Flutter occurs when aerodynamic forces cause control surfaces or structural components to oscillate. Above a critical speed, those oscillations grow rather than dampen, and the structure can fail in seconds. That critical speed is a true airspeed value, not an indicated one. This creates a trap: at high altitude, your airspeed indicator can show a comfortable number well below the red line while your actual speed through the air has already crossed into dangerous territory.

A real-world example from Van’s Aircraft illustrates the risk. One pilot flying at 10,800 feet saw 185 knots indicated and felt safe. But with the temperature and altitude factored in, the true airspeed was over 236 knots, more than 40 mph above the airplane’s Vne. With turbocharged engines that maintain high power at altitude, the problem gets worse. Van’s analysis showed that a turbo-normalized engine producing 75% power at 20,000 feet could push an RV aircraft to a TAS of 231 knots while the indicator showed only 169 knots. At that point, the flutter safety margin had already gone negative.

How TAS Affects Takeoff and Landing

The gap between indicated and true airspeed has practical consequences on the ground, too. According to the FAA, when density altitude is high (hot days, high-elevation airports, or both), pilots experience increased takeoff distance, a reduced rate of climb, and longer landing rolls. The IAS at which the airplane lifts off or touches down stays the same, but because the true airspeed is higher, the airplane covers more ground during those phases. A runway that feels generous on a cool morning at sea level can become uncomfortably short on a hot afternoon at a mountain airport.

How Pilots Calculate TAS

Pilots need three inputs to find TAS: their indicated or calibrated airspeed, the outside air temperature, and their pressure altitude. There are several ways to do the math.

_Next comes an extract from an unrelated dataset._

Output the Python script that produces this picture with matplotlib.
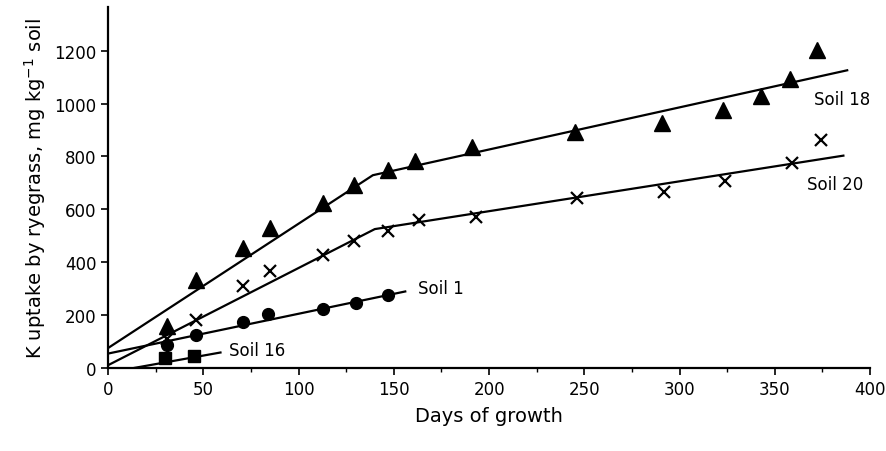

The classic method uses an E6B flight computer, a circular slide rule that pilots have carried for decades. You align the outside air temperature over the pressure altitude in a small window on the device, then read TAS on the outer scale opposite your indicated airspeed on the inner scale. For example, with an IAS of 130 knots, an outside temperature of -15°C, and a pressure altitude of 5,000 feet, the E6B gives a TAS of about 135 knots.

Electronic flight calculators and modern avionics do the same calculation digitally. Many GPS units and glass cockpit displays show TAS continuously by pulling temperature data from an outside air temperature probe and pressure altitude from the altimeter system. For quick mental math without any tools, the 2-percent-per-thousand-feet rule works well enough for planning purposes.

TAS in Flight Planning

When pilots file a flight plan, they report their expected true airspeed, not indicated. This makes sense because TAS, combined with forecast winds, determines how fast the airplane actually moves across the map and how long each leg of the trip will take. Air traffic controllers and flight planning software use TAS and wind data to estimate arrival times and ensure proper spacing between aircraft. Fuel burn calculations also rely on TAS, since the airplane’s real speed through the air determines how efficiently the engine and wing work together over a given distance.